Numa sociedade que procura o gozo com obsessão cada vez mais exclusivista – deixando em segundo, terceiro ou último plano aquilo que, ainda ontem, seria considerado “primordial” –, o sofrimento, o infortúnio e a provação são considerados adversários mortais.

Assim firmado, o mundo moderno se contrapõe à realidade da criação, na qual a luta figura como parte integrante e necessária da vida: é preciso combater para vencer as enfermidades, para trabalhar a terra, para resistir às agruras das intempéries.

E esta verdade torna-se ainda mais cogente no campo espiritual, onde somos constantemente confrontados com o “inimigo” (Mt 13, 28).

Não se trata de uma consequência desastrosa do pecado original, como muitos podem pensar.

A primeira batalha da terra deu-se precisamente naquele Paraíso magnífico no qual Deus permitiu a entrada da serpente. Por que razão? Para dar ao homem a oportunidade de, lutando, imitar a lealdade dos Anjos, aperfeiçoar sua semelhança com o Criador e tornar-se um herói, merecedor do prêmio eterno.

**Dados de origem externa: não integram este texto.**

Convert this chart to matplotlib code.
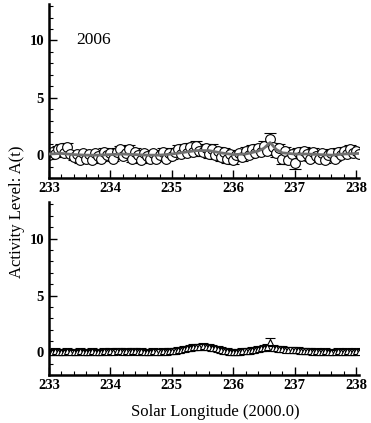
import matplotlib
matplotlib.use("Agg")
import matplotlib.pyplot as plt
from matplotlib.ticker import MultipleLocator

# ---- data ----
x_top = [233.00, 233.05, 233.10, 233.15, 233.20, 233.25, 233.30, 233.35, 233.40, 233.45,
         233.50, 233.55, 233.60, 233.65, 233.70, 233.75, 233.80, 233.85, 233.90, 233.95,
         234.00, 234.05, 234.10, 234.15, 234.20, 234.25, 234.30, 234.35, 234.40, 234.45,
         234.50, 234.55, 234.60, 234.65, 234.70, 234.75, 234.80, 234.85, 234.90, 234.95,
         235.00, 235.05, 235.10, 235.15, 235.20, 235.25, 235.30, 235.35, 235.40, 235.45,
         235.50, 235.55, 235.60, 235.65, 235.70, 235.75, 235.80, 235.85, 235.90, 235.95,
         236.00, 236.05, 236.10, 236.15, 236.20, 236.25, 236.30, 236.35, 236.40, 236.45,
         236.50, 236.55, 236.60, 236.65, 236.70, 236.75, 236.80, 236.85, 236.90, 236.95,
         237.00, 237.05, 237.10, 237.15, 237.20, 237.25, 237.30, 237.35, 237.40, 237.45,
         237.50, 237.55, 237.60, 237.65, 237.70, 237.75, 237.80, 237.85, 237.90, 237.95,
         238.00, 238.05]
a_top = [0.0, 0.3, 0.1, 0.5, 0.6, 0.2, 0.7, 0.1, -0.2, 0.1,
         -0.4, 0.2, -0.3, 0.1, -0.4, 0.2, -0.1, -0.3, 0.3, 0.0,
         0.2, -0.3, 0.3, 0.5, -0.1, 0.2, 0.5, -0.3, 0.3, 0.0,
         -0.4, 0.2, -0.1, -0.3, 0.2, -0.3, 0.0, 0.3, -0.3, 0.2,
         -0.1, 0.3, 0.5, 0.1, 0.6, 0.2, 0.7, 0.3, 0.8, 0.4,
         0.3, 0.6, 0.1, 0.5, 0.0, 0.4, -0.2, 0.3, -0.3, 0.1,
         -0.4, 0.0, 0.2, -0.2, 0.4, 0.0, 0.5, 0.2, 0.6, 0.3,
         0.8, 0.4, 1.4, 0.7, 0.2, 0.6, -0.3, 0.4, -0.4, 0.1,
         -0.7, 0.3, -0.1, 0.4, 0.1, -0.3, 0.3, -0.1, -0.3, 0.2,
         -0.4, 0.0, 0.2, -0.3, 0.3, 0.0, 0.4, 0.1, 0.5, 0.2,
         0.4, 0.1]
e_top = [0.3, 0.25, 0.25, 0.3, 0.35, 0.25, 0.35, 0.25, 0.25, 0.3,
         0.25, 0.25, 0.25, 0.3, 0.25, 0.25, 0.25, 0.25, 0.3, 0.25,
         0.3, 0.25, 0.35, 0.3, 0.25, 0.25, 0.35, 0.3, 0.35, 0.25,
         0.3, 0.25, 0.25, 0.3, 0.25, 0.25, 0.25, 0.3, 0.25, 0.25,
         0.25, 0.3, 0.35, 0.25, 0.4, 0.3, 0.4, 0.35, 0.45, 0.35,
         0.35, 0.4, 0.35, 0.45, 0.3, 0.35, 0.3, 0.35, 0.35, 0.3,
         0.4, 0.3, 0.25, 0.3, 0.35, 0.25, 0.35, 0.3, 0.35, 0.3,
         0.4, 0.35, 0.5, 0.4, 0.35, 0.4, 0.45, 0.35, 0.4, 0.35,
         0.5, 0.35, 0.3, 0.35, 0.3, 0.25, 0.3, 0.25, 0.3, 0.25,
         0.3, 0.25, 0.3, 0.25, 0.3, 0.25, 0.35, 0.25, 0.35, 0.3,
         0.3, 0.25]

x_smooth = [233.0, 233.2, 233.4, 233.6, 233.8, 234.0, 234.2, 234.4, 234.6, 234.8,
            235.0, 235.2, 235.4, 235.6, 235.8, 236.0, 236.2, 236.4, 236.5, 236.6,
            236.7, 236.8, 237.0, 237.2, 237.4, 237.6, 237.8, 238.05]
a_smooth = [0.1, 0.15, 0.05, 0.0, 0.0, 0.05, 0.1, 0.05, 0.0, 0.0,
            0.1, 0.25, 0.4, 0.4, 0.2, 0.05, 0.1, 0.35, 0.6, 1.1,
            0.5, 0.2, 0.1, 0.1, 0.05, 0.0, 0.1, 0.15]

x_bot = x_top
a_bot = [0.05, 0.0, 0.1, 0.05, 0.05, 0.0, 0.1, 0.05, 0.0, 0.05,
         0.1, 0.05, 0.0, 0.05, 0.1, 0.05, 0.0, 0.05, 0.1, 0.05,
         0.1, 0.05, 0.1, 0.1, 0.05, 0.1, 0.05, 0.1, 0.1, 0.05,
         0.1, 0.05, 0.0, 0.05, 0.1, 0.05, 0.05, 0.1, 0.05, 0.1,
         0.1, 0.15, 0.2, 0.25, 0.3, 0.35, 0.4, 0.45, 0.5, 0.5,
         0.55, 0.5, 0.45, 0.4, 0.35, 0.3, 0.2, 0.15, 0.1, 0.05,
         0.0, 0.05, 0.05, 0.1, 0.1, 0.15, 0.2, 0.25, 0.3, 0.35,
         0.4, 0.5, 0.9, 0.4, 0.35, 0.3, 0.3, 0.25, 0.25, 0.2,
         0.2, 0.2, 0.15, 0.15, 0.1, 0.1, 0.05, 0.1, 0.05, 0.05,
         0.1, 0.05, 0.0, 0.05, 0.1, 0.05, 0.05, 0.1, 0.05, 0.05,
         0.1, 0.05]
e_bot = [0.25, 0.25, 0.25, 0.25, 0.25, 0.25, 0.25, 0.25, 0.25, 0.25,
         0.25, 0.25, 0.25, 0.25, 0.25, 0.25, 0.25, 0.25, 0.25, 0.25,
         0.25, 0.25, 0.25, 0.25, 0.25, 0.25, 0.25, 0.25, 0.25, 0.25,
         0.25, 0.25, 0.25, 0.25, 0.25, 0.25, 0.25, 0.25, 0.25, 0.25,
         0.25, 0.25, 0.25, 0.25, 0.25, 0.25, 0.25, 0.25, 0.25, 0.25,
         0.25, 0.25, 0.25, 0.25, 0.25, 0.25, 0.25, 0.25, 0.25, 0.25,
         0.25, 0.25, 0.25, 0.25, 0.25, 0.25, 0.25, 0.25, 0.25, 0.25,
         0.25, 0.25, 0.35, 0.25, 0.25, 0.25, 0.25, 0.25, 0.25, 0.25,
         0.25, 0.25, 0.25, 0.25, 0.25, 0.25, 0.25, 0.25, 0.25, 0.25,
         0.25, 0.25, 0.25, 0.25, 0.25, 0.25, 0.25, 0.25, 0.25, 0.25,
         0.25, 0.25]

year_label = "2006"
xticks = [233, 234, 235, 236, 237, 238]
yticks = [0, 5, 10]

# ---- figure ----
plt.rcParams['font.family'] = ['Liberation Serif', 'DejaVu Serif']
fig = plt.figure(figsize=(3.71, 4.23), dpi=100)
ax1 = fig.add_axes([0.132, 0.579, 0.836, 0.412])
ax2 = fig.add_axes([0.132, 0.113, 0.836, 0.409])

for ax in (ax1, ax2):
    ax.set_xlim(233.0, 238.05)
    ax.set_ylim(-2.0, 13.2)
    for s in ('top', 'right'):
        ax.spines[s].set_visible(False)
    for s in ('left', 'bottom'):
        ax.spines[s].set_linewidth(1.8)
    ax.set_xticks(xticks)
    ax.set_yticks(yticks)
    ax.xaxis.set_minor_locator(MultipleLocator(0.2))
    ax.yaxis.set_minor_locator(MultipleLocator(1))
    ax.tick_params(which='major', direction='in', length=6, width=1.0, labelsize=10.5)
    ax.tick_params(which='minor', direction='in', length=3, width=0.8)
    ax.tick_params(axis='x', pad=3)
    for lab in ax.get_xticklabels() + ax.get_yticklabels():
        lab.set_fontweight('bold')

ax1.errorbar(x_top, a_top, yerr=e_top, fmt='o', ms=7, mfc='white', mec='black',
             mew=0.8, ecolor='black', elinewidth=0.8, capsize=4.5, capthick=0.9, zorder=2)
ax1.plot(x_smooth, a_smooth, color='#707070', lw=2.0, zorder=3)
ax1.text(233.45, 10.0, year_label, fontsize=12.5, va='center', ha='left')

ax2.errorbar(x_bot, a_bot, yerr=e_bot, fmt='^', ms=5, mfc='white', mec='black',
             mew=0.8, ecolor='black', elinewidth=0.8, capsize=3.5, capthick=2.2, zorder=2)

fig.text(0.045, 0.5, "Activity Level: A(t)", rotation=90, fontsize=12,
         ha='center', va='center')
fig.text(0.58, 0.027, "Solar Longitude (2000.0)", fontsize=12, ha='center', va='center')

fig.savefig("out.png", dpi=100)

Nem mesmo o pecado pôde frustrar esse plano de Deus.

Em primeiro lugar, porque Ele fez refulgir todas as perfeições da virtude, da fidelidade e da vitória na frágil Virgem de Nazaré, coroada no Céu como Rainha dos homens, dos Anjos e de todo o criado.

Em segundo lugar, porque há uma corrente de ouro na História que liga o Gênesis ao Apocalipse com o selo de uma santidade íntegra, que permanece intacta apesar dos pântanos que tenha de atravessar.

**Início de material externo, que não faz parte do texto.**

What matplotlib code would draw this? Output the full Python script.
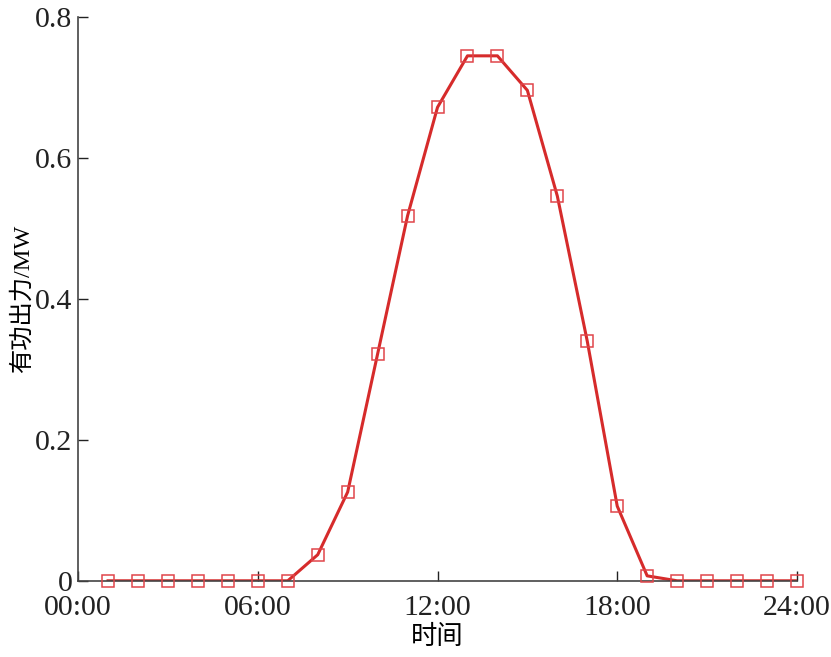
import matplotlib
matplotlib.use('Agg')
import matplotlib.pyplot as plt

# hourly active power output (MW), hours 1..24
hours = list(range(1, 25))
power = [0, 0, 0, 0, 0, 0, 0, 0.037, 0.126, 0.322, 0.518, 0.672,
         0.745, 0.745, 0.696, 0.546, 0.340, 0.106, 0.007, 0, 0, 0, 0, 0]
xticks = [0, 6, 12, 18, 24]
xtick_labels = ['00:00', '06:00', '12:00', '18:00', '24:00']
yticks = [0, 0.2, 0.4, 0.6, 0.8]
ytick_labels = ['0', '0.2', '0.4', '0.6', '0.8']

plt.rcParams['font.family'] = ['Liberation Serif', 'Noto Sans CJK SC']

fig = plt.figure(figsize=(8.31, 6.57), dpi=100)
ax = fig.add_axes([0.094, 0.116, 0.865, 0.858])

ax.plot(hours, power, color='#d62b2b', linewidth=2.2, zorder=2)
ax.plot(hours, power, linestyle='none', marker='s', markersize=8.5,
        markerfacecolor='none', markeredgecolor='#e0454a',
        markeredgewidth=1.1, zorder=3, clip_on=False)

ax.set_xlim(0, 24)
ax.set_ylim(0, 0.8)
ax.set_xticks(xticks)
ax.set_xticklabels(xtick_labels)
ax.set_yticks(yticks)
ax.set_yticklabels(ytick_labels)
ax.tick_params(direction='in', length=7, width=1, labelsize=21.5,
               colors='#222222')
ax.tick_params(axis='x', pad=10)
ax.tick_params(axis='y', pad=4)

for s in ['top', 'right']:
    ax.spines[s].set_visible(False)
for s in ['left', 'bottom']:
    ax.spines[s].set_color('#444444')
    ax.spines[s].set_linewidth(1.2)

ax.set_xlabel('时间', fontsize=19, labelpad=3)
ax.set_ylabel('有功出力/MW', fontsize=17.5, labelpad=1)

fig.savefig('out.png', dpi=100, facecolor='white')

Por último, porque contemplamos na Igreja um constante crescimento em graça que, à imagem do seu Divino Esposo Crucificado, a faz reluzir com especial brilho nas horas da “Paixão”.

O plano divino se realiza também, de forma meticulosa, na luta interior de cada alma. Todo homem precisa rejeitar o demônio proferindo um “fiat” que preserve e enriqueça o tesouro de sua inocência, comprado pelo Redentor na Cruz “por um preço muito alto” (I Cor 6, 20). E, a fim de ajudá-lo numa batalha que, de outro modo, seria desproporcional, Deus lhe oferece sua graça, o auxílio infalível de Nossa Senhora e a constante proteção dos Anjos.

Vencer nesse combate, contudo, exige da alma muita humildade e muita pureza.

Ensina-nos a Santíssima Virgem que o Todo-Poderoso realiza maravilhas em favor de quem reconhece o seu nada (cf. Lc 1, 48-49), e não se é verdadeiramente humilde sem ser puro.

Enquanto a humildade requinta e eleva a castidade, esta resguarda e fortalece aquela.

Ambas virtudes, tão características de Maria, são como duas muralhas de aço que se protegem mutuamente, e por isso são tão odiadas pelo mal.

Ao vencedor, Jesus concede assentar-se com Ele no seu trono (cf. Ap 3, 21). Sem luta, porém, não há vitória. Para dar ao homem a glória do triunfo, a Providência o expõe ao risco da batalha.

No transcurso da mesma, cabe a cada um dar a César o que é de César, sem deixar de, antes e acima de tudo, tributar a Deus o que é de Deus.